- Objective -
From the very first line of the data to the line containing "series_widths = [1, 3, 1, 3]", retype everything exactly, leaving the pictures behind.
=== Information supplied ===
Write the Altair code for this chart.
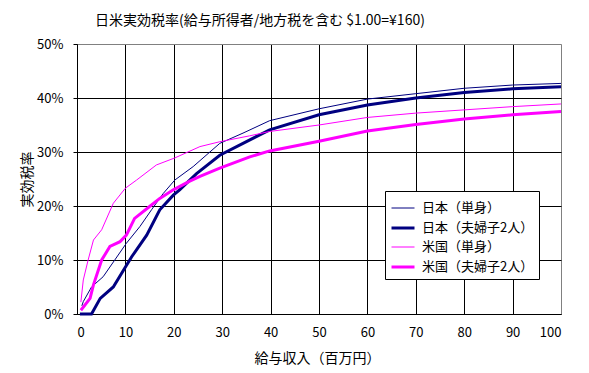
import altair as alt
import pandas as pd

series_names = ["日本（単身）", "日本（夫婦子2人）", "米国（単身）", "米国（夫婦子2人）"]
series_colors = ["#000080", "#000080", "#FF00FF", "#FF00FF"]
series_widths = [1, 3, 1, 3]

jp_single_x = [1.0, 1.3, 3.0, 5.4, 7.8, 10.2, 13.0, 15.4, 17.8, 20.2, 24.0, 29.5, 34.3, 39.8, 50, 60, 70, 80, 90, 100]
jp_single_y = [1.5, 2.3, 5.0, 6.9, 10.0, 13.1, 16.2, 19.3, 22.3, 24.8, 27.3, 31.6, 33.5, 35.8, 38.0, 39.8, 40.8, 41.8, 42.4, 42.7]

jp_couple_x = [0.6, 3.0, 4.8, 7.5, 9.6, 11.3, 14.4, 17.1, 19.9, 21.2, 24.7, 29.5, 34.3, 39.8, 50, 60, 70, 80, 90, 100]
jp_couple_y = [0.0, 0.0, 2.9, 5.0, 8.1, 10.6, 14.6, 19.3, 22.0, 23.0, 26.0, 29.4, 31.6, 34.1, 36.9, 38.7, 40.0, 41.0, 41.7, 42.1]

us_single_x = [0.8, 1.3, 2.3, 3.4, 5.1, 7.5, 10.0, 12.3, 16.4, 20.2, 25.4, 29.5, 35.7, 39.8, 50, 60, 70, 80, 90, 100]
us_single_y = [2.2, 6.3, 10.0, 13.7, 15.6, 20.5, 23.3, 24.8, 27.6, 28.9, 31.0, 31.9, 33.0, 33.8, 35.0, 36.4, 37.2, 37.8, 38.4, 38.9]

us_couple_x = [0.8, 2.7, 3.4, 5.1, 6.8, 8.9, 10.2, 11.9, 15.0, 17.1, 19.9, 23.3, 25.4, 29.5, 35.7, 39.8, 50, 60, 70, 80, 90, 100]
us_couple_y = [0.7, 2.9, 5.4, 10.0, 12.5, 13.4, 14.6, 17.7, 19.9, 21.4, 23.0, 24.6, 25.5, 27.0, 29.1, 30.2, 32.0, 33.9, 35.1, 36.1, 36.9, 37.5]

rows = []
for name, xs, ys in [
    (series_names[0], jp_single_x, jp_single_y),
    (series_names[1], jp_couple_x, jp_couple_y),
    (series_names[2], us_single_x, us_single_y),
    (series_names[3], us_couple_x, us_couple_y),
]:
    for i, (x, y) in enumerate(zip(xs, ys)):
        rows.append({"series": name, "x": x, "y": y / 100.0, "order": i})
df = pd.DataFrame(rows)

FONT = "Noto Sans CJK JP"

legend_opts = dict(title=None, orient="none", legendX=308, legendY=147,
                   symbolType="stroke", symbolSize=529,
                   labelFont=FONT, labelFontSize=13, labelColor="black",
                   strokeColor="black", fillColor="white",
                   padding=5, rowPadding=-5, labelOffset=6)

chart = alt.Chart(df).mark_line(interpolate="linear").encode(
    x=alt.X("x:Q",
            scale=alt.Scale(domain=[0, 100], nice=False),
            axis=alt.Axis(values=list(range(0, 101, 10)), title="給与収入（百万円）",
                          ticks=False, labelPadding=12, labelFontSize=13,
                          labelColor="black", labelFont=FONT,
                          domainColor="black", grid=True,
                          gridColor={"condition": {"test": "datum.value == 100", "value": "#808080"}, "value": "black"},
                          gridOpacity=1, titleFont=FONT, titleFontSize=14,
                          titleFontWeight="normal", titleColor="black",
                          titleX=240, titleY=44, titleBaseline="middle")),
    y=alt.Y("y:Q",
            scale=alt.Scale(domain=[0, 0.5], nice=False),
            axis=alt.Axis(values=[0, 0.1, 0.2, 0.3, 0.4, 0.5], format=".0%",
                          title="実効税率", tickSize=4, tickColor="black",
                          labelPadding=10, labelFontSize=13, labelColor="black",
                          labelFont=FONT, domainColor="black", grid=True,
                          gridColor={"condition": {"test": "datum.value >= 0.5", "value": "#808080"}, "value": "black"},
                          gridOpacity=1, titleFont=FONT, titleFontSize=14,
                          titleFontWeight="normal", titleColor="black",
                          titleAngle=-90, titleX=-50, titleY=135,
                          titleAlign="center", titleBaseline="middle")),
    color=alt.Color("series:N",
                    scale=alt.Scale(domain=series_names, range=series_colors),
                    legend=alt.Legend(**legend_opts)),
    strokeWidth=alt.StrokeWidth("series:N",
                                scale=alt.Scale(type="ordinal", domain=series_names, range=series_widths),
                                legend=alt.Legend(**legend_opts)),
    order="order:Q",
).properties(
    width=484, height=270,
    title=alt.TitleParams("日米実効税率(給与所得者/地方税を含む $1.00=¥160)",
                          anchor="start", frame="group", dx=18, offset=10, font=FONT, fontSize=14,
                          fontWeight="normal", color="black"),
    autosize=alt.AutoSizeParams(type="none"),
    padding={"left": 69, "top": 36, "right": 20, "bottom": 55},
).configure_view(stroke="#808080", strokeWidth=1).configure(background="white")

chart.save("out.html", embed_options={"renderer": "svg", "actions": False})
===
- Expected answer -
Write the Altair code for this chart.
import altair as alt
import pandas as pd

series_names = ["日本（単身）", "日本（夫婦子2人）", "米国（単身）", "米国（夫婦子2人）"]
series_colors = ["#000080", "#000080", "#FF00FF", "#FF00FF"]
series_widths = [1, 3, 1, 3]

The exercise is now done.